Marijuana Stuffed Inside Coconuts

Marijuana Stuffed Inside Coconuts During Second Inspection At US-Mexico Border

Agents find marijuana stuffed inside coconuts in a shipment crossing the US-Mexico border at the Pharr International Bridge, near McAllen, Texas. US Customs and Border Patrol agents uncovered 1,423 pounds of the green stuff at the Pharr International Bridge, near McAllen, Texas.

CBP officers at the crossing inspected a tractor-trailer hauling a commercial shipment with both nonintrusive imaging inspection and canine teams, ultimately uncovering 2,486 packets of the suspected drug, ABC News reports. The drugs, with a reported value of $285,000, were seized, and Homeland Security Investigations special agents are pursuing the case.

This is not the first time traffickers have attempted to smuggle marijuana stuffed inside coconuts, nor are coconuts the only food product used to obscure drug shipments. Marijuana has been found in packages painted to look like watermelons, and crystal meth has been found hidden in pineapples.

“Our officers’ ability to use all available resources, combined with their experience, has resulted in numerous discoveries of illegal narcotics,” CBP Port Director Efrain Solis Jr. said in the statement. “We are keeping drugs off our streets, protecting our communities and our vigilance is continuous.”

One would almost have to admire their creativity. But despite the ingenuity, the latest inventive way to smuggle marijuana across the border didn’t work, either.
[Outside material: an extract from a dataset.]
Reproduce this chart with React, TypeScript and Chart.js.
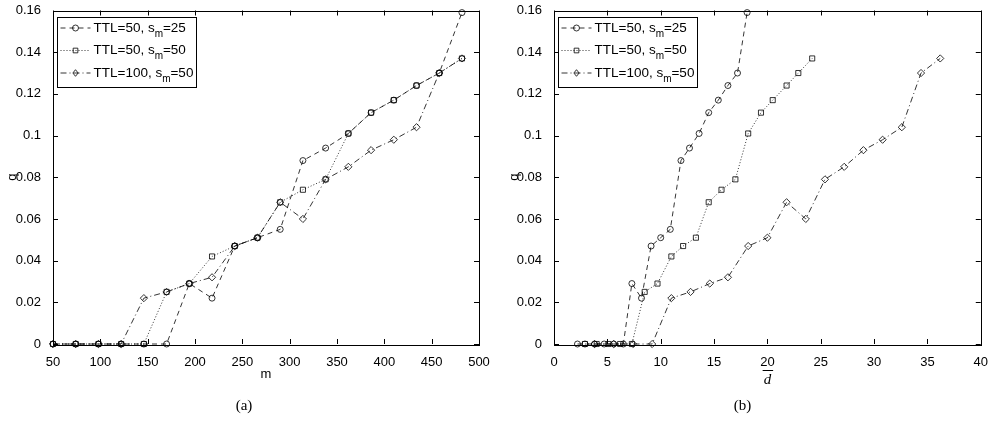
import React, { useEffect, useRef } from "react";
import { Chart, registerables } from "chart.js";
Chart.register(...registerables);

// ---- data ----
const mValues = [50, 74, 98, 122, 146, 170, 194, 218, 242, 266, 290, 314, 338, 362, 386, 410, 434, 458, 482];
const qCircle = [0, 0, 0, 0, 0, 0, 0.029, 0.022, 0.047, 0.051, 0.055, 0.088, 0.094, 0.101, 0.111, 0.117, 0.124, 0.13, 0.159];
const qSquare = [0, 0, 0, 0, 0, 0.025, 0.029, 0.042, 0.047, 0.051, 0.068, 0.074, 0.079, 0.101, 0.111, 0.117, 0.124, 0.13, 0.137];
const qDiamond = [0, 0, 0, 0, 0.022, 0.025, 0.029, 0.032, 0.047, 0.051, 0.068, 0.06, 0.079, 0.085, 0.093, 0.098, 0.104, 0.13, 0.137];
const dCircle = [2.2, 2.9, 3.8, 4.7, 5.6, 6.5, 7.3, 8.2, 9.1, 10.0, 10.9, 11.9, 12.7, 13.6, 14.5, 15.4, 16.3, 17.2, 18.1];
const dSquare = [2.9, 4.0, 5.1, 6.2, 7.3, 8.5, 9.7, 11.0, 12.1, 13.3, 14.5, 15.7, 17.0, 18.2, 19.4, 20.5, 21.8, 22.9, 24.2];
const dDiamond = [3.8, 5.6, 7.4, 9.2, 11.0, 12.8, 14.6, 16.3, 18.2, 20.0, 21.8, 23.6, 25.4, 27.2, 29.0, 30.8, 32.6, 34.4, 36.2];

const yTickValues = [0, 0.02, 0.04, 0.06, 0.08, 0.1, 0.12, 0.14, 0.16];
const mTickValues = [50, 100, 150, 200, 250, 300, 350, 400, 450, 500];
const dTickValues = [0, 5, 10, 15, 20, 25, 30, 35, 40];

const legendText = [
  ["TTL=50, s", "m", "=25"],
  ["TTL=50, s", "m", "=50"],
  ["TTL=100, s", "m", "=50"],
];
const yTitle = "q";
const xTitleLeft = "m";
const xTitleRight = "d";
const captionLeft = "(a)";
const captionRight = "(b)";

// ---- styles ----
const seriesStyles = [
  { pointStyle: "circle", radius: 3, dash: [5, 4] },
  { pointStyle: "rect", radius: 3.6, dash: [1, 2] },
  { pointStyle: "rectRot", radius: 3.6, dash: [6, 3, 1, 3] },
];
const SANS = "'Liberation Sans', Arial, Helvetica, sans-serif";
const SERIF = "'Liberation Serif', 'Times New Roman', serif";

function drawMarker(ctx: CanvasRenderingContext2D, style: string, x: number, y: number, r: number) {
  ctx.beginPath();
  if (style === "circle") {
    ctx.arc(x, y, r, 0, Math.PI * 2);
  } else if (style === "rect") {
    const s = Math.SQRT1_2 * r;
    ctx.rect(x - s, y - s, 2 * s, 2 * s);
  } else {
    ctx.moveTo(x, y - r);
    ctx.lineTo(x + r * 0.8, y);
    ctx.lineTo(x, y + r);
    ctx.lineTo(x - r * 0.8, y);
    ctx.closePath();
  }
  ctx.stroke();
}

function makeFramePlugin(opts: { xTitle: string; caption: string; overline: boolean; qOffset: number; capShift: number }) {
  return {
    id: "frameDecor",
    afterDraw(chart: any) {
      const { ctx, chartArea: a, scales } = chart;
      ctx.save();
      // inward ticks
      ctx.strokeStyle = "#000";
      ctx.lineWidth = 1;
      ctx.setLineDash([]);
      const L = 5;
      scales.x.ticks.forEach((t: any) => {
        const px = Math.round(scales.x.getPixelForValue(t.value)) + 0.5;
        ctx.beginPath();
        ctx.moveTo(px, a.bottom);
        ctx.lineTo(px, a.bottom - L);
        ctx.moveTo(px, a.top);
        ctx.lineTo(px, a.top + L);
        ctx.stroke();
      });
      scales.y.ticks.forEach((t: any) => {
        const py = Math.round(scales.y.getPixelForValue(t.value)) + 0.5;
        ctx.beginPath();
        ctx.moveTo(a.left, py);
        ctx.lineTo(a.left + L, py);
        ctx.moveTo(a.right, py);
        ctx.lineTo(a.right - L, py);
        ctx.stroke();
      });
      // box
      ctx.strokeRect(Math.round(a.left) + 0.5, Math.round(a.top) + 0.5, Math.round(a.right - a.left), Math.round(a.bottom - a.top));

      // legend
      const bx = Math.round(a.left) + 4.5;
      const by = Math.round(a.top) + 6.5;
      const bw = 139;
      const bh = 70;
      ctx.fillStyle = "#fff";
      ctx.fillRect(bx, by, bw, bh);
      ctx.strokeStyle = "#000";
      ctx.lineWidth = 1;
      ctx.strokeRect(bx, by, bw, bh);
      legendText.forEach((parts, i) => {
        const st = seriesStyles[i];
        const cy = by + 10.5 + i * 22.5;
        ctx.strokeStyle = "#000";
        ctx.lineWidth = 0.8;
        ctx.setLineDash(st.dash);
        ctx.beginPath();
        ctx.moveTo(bx + 3, cy);
        ctx.lineTo(bx + 33, cy);
        ctx.stroke();
        ctx.setLineDash([]);
        drawMarker(ctx, st.pointStyle, bx + 18, cy, st.pointStyle === "circle" ? 3 : 3.3);
        ctx.fillStyle = "#000";
        ctx.textBaseline = "middle";
        ctx.textAlign = "left";
        ctx.font = `13.5px ${SANS}`;
        let tx = bx + 36;
        ctx.fillText(parts[0], tx, cy);
        tx += ctx.measureText(parts[0]).width;
        ctx.font = `10px ${SANS}`;
        ctx.fillText(parts[1], tx, cy + 6);
        tx += ctx.measureText(parts[1]).width;
        ctx.font = `13.5px ${SANS}`;
        ctx.fillText(parts[2], tx, cy);
      });

      // titles
      const cx = (a.left + a.right) / 2;
      ctx.fillStyle = "#000";
      ctx.textAlign = "center";
      ctx.textBaseline = "middle";
      if (opts.overline) {
        ctx.font = `italic 15px ${SERIF}`;
        ctx.fillText(opts.xTitle, cx, 380);
        const w = ctx.measureText(opts.xTitle).width;
        ctx.lineWidth = 1;
        ctx.beginPath();
        ctx.moveTo(cx - w / 2 - 1, 370.5);
        ctx.lineTo(cx + w / 2 + 2, 370.5);
        ctx.stroke();
      } else {
        ctx.font = `13px ${SANS}`;
        ctx.fillText(opts.xTitle, cx, 374);
      }
      ctx.font = `15px ${SERIF}`;
      ctx.fillText(opts.caption, cx + opts.capShift, 406);
      // y title
      ctx.save();
      ctx.translate(a.left - opts.qOffset, (a.top + a.bottom) / 2);
      ctx.rotate(-Math.PI / 2);
      ctx.font = `13px ${SANS}`;
      ctx.fillText(yTitle, 0, 0);
      ctx.restore();
      ctx.restore();
    },
  };
}

function buildConfig(
  xs: number[][],
  ys: number[][],
  xMin: number,
  xMax: number,
  xTicks: number[],
  yWidth: number,
  padRight: number,
  padTop: number,
  plugin: any
): any {
  const fixTicks = (vals: number[]) => (scale: any) => {
    scale.ticks = vals.map((v) => ({ value: v }));
  };
  const fmt = (v: any) => String(parseFloat(Number(v).toFixed(2)));
  return {
    type: "scatter",
    data: {
      datasets: ys.map((yv, i) => ({
        label: legendText[i].join(""),
        data: yv.map((y, j) => ({ x: xs[i][j], y })),
        showLine: true,
        borderColor: "#000",
        borderWidth: 0.8,
        borderDash: seriesStyles[i].dash,
        pointStyle: seriesStyles[i].pointStyle,
        pointRadius: seriesStyles[i].radius,
        pointBorderColor: "#000",
        pointBorderWidth: 0.8,
        pointBackgroundColor: "rgba(0,0,0,0)",
        clip: false,
      })),
    },
    options: {
      responsive: false,
      animation: false,
      layout: { padding: { left: 0, right: padRight, top: padTop, bottom: 0 } },
      plugins: { legend: { display: false }, tooltip: { enabled: false } },
      scales: {
        x: {
          type: "linear",
          min: xMin,
          max: xMax,
          afterBuildTicks: fixTicks(xTicks),
          afterFit: (s: any) => {
            s.height = 78;
          },
          grid: { display: false },
          border: { display: false },
          ticks: {
            padding: 4,
            maxRotation: 0,
            autoSkip: false,
            color: "#000",
            font: { family: SANS, size: 13, lineHeight: 1 },
            callback: fmt,
          },
        },
        y: {
          type: "linear",
          min: 0,
          max: 0.16,
          afterBuildTicks: fixTicks(yTickValues),
          afterFit: (s: any) => {
            s.width = yWidth;
          },
          grid: { display: false },
          border: { display: false },
          ticks: {
            padding: 4,
            autoSkip: false,
            color: "#000",
            font: { family: SANS, size: 13, lineHeight: 1 },
            callback: fmt,
          },
        },
      },
    },
    plugins: [plugin],
  };
}

export default function App() {
  const leftRef = useRef<HTMLCanvasElement>(null);
  const rightRef = useRef<HTMLCanvasElement>(null);

  useEffect(() => {
    const left = new Chart(
      leftRef.current as HTMLCanvasElement,
      buildConfig(
        [mValues, mValues, mValues],
        [qCircle, qSquare, qDiamond],
        50,
        500,
        mTickValues,
        53,
        17,
        9,
        makeFramePlugin({ xTitle: xTitleLeft, caption: captionLeft, overline: false, qOffset: 41, capShift: -22 })
      )
    );
    const right = new Chart(
      rightRef.current as HTMLCanvasElement,
      buildConfig(
        [dCircle, dSquare, dDiamond],
        [qCircle, qSquare, qDiamond],
        0,
        40,
        dTickValues,
        58,
        9,
        6,
        makeFramePlugin({ xTitle: xTitleRight, caption: captionRight, overline: true, qOffset: 40, capShift: -25 })
      )
    );
    return () => {
      left.destroy();
      right.destroy();
    };
  }, []);

  return (
    <div style={{ position: "fixed", left: 0, top: 0, width: 992, height: 422, background: "#fff" }}>
      <canvas ref={leftRef} width={496} height={422} style={{ position: "absolute", left: 0, top: 0 }} />
      <canvas ref={rightRef} width={496} height={422} style={{ position: "absolute", left: 496, top: 0 }} />
    </div>
  );
}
Officers seized the small marijuana packages that together weighed more than 1,000 pounds.

In December, agents in Chicago found a tomato shipment with $7 million worth of cocaine in it, and earlier this year agents in Texas found fake carrots packed with marijuana.

Vaunted Sinaloa cartel chief Joaquin “El Chapo” Guzman even went so far as to open a cannery in Mexico to produce drug-stuffed peppers to be smuggled into the US, Yahoo Finance reported.

Photos released by the U.S. Customs and Border Protection Office of Field Operations show plastic-wrapped packages of marijuana stuffed inside coconuts. The case remains under investigation by Homeland Security Investigations.